The M&A global market remained vibrant in 2017 with transactional volume coming in just under the 2016 level — 2017 was the fifth most active year in terms of global deal volume. Global interest rates remain at historical lows, notwithstanding the slight increase in U.S. rates. Roughly 15,000 deals transpired in the U.S., the most in a year since the beginning of the new millennium, with cross-border deals accounting for 30 percent of total deal volume (down slightly from 36 percent in 2016). In its May 2018 global outlook, the Organisation for Economic Cooperation and Development (OECD) forecasted G20 growth rates of 4 percent and 4.1 percent, respectively, for 2018 and 2019 and forecasted non-G20 country growth slightly under 4 percent — encouraging forecasts all around.
The unprecedented M&A cycle in which we find ourselves shows no signs of slowing halfway through 2018, either. According to Thomson Reuters, the number of deals exceeding $5 billion in value in 2018 will double from 2017. Relative to 2017, overall M&A deal volume may have declined so far this year, but deal values have risen.

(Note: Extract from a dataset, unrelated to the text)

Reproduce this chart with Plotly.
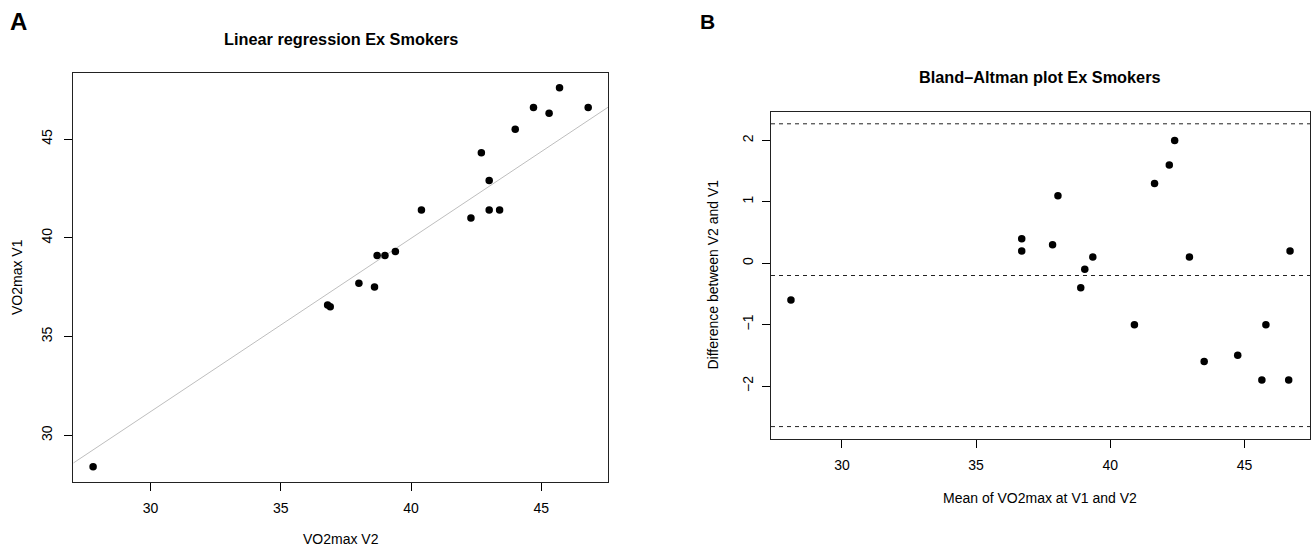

Although global economic strength clearly is providing fuel to this hot deal market, the following key factors are also fanning these flames, encouraging active market participants to continue engaging in M&A and those sitting on the sidelines to abandon their wait-and-see approaches:
United States Tax Reform: The largest U.S. tax overhaul in more than 30 years provides a reduced top U.S. corporate income tax rate, dropping from 35 percent to 21 percent. In addition, the new law taxes, albeit at a reduced rate, overseas earnings that were formerly taxed only upon repatriation, potentially making it less costly to repatriate offshore cash. Moody’s estimated that at the end of 2017, U.S. companies were holding roughly $1.4 trillion in offshore cash; if repatriated, these large cash reserves will likely boost corporate involvement in M&A and potentially whip up the already frothy valuations the market exhibits.
Private Equity Dry Powder: High levels of dry powder available to financial buyers will also continue to contribute to the deluge of M&A activity. Data from Preqin suggest that private equity (PE) funds held roughly $1.1 trillion in cash at the 2018 mid-year mark. With such a cash hoard, funds should be well-positioned for the foreseeable future in M&A, whether competing with corporate buyers or making opportunistic investments in the event that a trade war or other market turbulence materializes.
Brexit and European Elections: Notwithstanding continued media noise around the U.K. vote to exit the European Union (EU) and the need for the various governments to agree on the details of their prospective trade relationships, the powers that be appear to have constructed at least an outline of the path forward and largely alleviated the main concerns. The dissipation of such fears and the anticipation of a strong U.K. economy, should boost the European markets in the near-to-mid-term. Further, recent election wins in key European countries by political parties espousing conventional views should encourage and provide confidence to the markets as the European economic recovery continues.
Base Erosion Profit Shifting Initiative (BEPS): The OECD has provided additional clarity into its BEPS project and its prospective administration. This has allowed multinationals to focus on compliance and to make relevant changes to their systems and processes. As companies’ grasp on BEPS compliance firms, uneasiness in the market regarding international tax reform should continue to subside and provide more certainty with respect to sound tax planning.
Shareholder Activism: Over the last several years, shareholder activists have forced spin-offs or other disentanglements of non-core assets, permitting companies to focus on their strengths and to create more nimble and flexible models to gain competitive advantages. Fortuitously, U.S. tax reform has made taxable dispositions of assets– as opposed to tax free spin-offs — less burdensome and therefore more attractive in many cases for U.S. multinationals than they have been historically. Shareholder activism should continue to drive M&A opportunities.
In the final analysis, the strong global economy and the factors mentioned above should continue to fuel global M&A activity in the short term. Cross-border M&A should continue to expand at a faster pace than purely domestic M&A as developing countries participate to a greater extent than ever in global markets. All indicators point toward a strong 2018 in M&A activity, with the transactional bears being held at bay for at least another year.
This edition of the Taxand Global Guide to M&A Tax has been designed as a desktop reference book covering 33 countries and to provide at-a-glance insight into the tax treatment of global mergers and acquisitions. It is intended to provide a basic introduction to M&A tax planning in each of the diverse fiscal environments in its scope and to facilitate understanding and conversation between global M&A tax team members; it should be viewed as a tool to help multinational advisors find common ground and mutual understanding, rather than as an encyclopedia. Global Taxand teams in each of the covered jurisdictions made essential and invaluable contributions to this book, and we thank them for their participation and support in this project. We are delighted to offer this guide as an example of the benefits that cross-border collaboration can produce.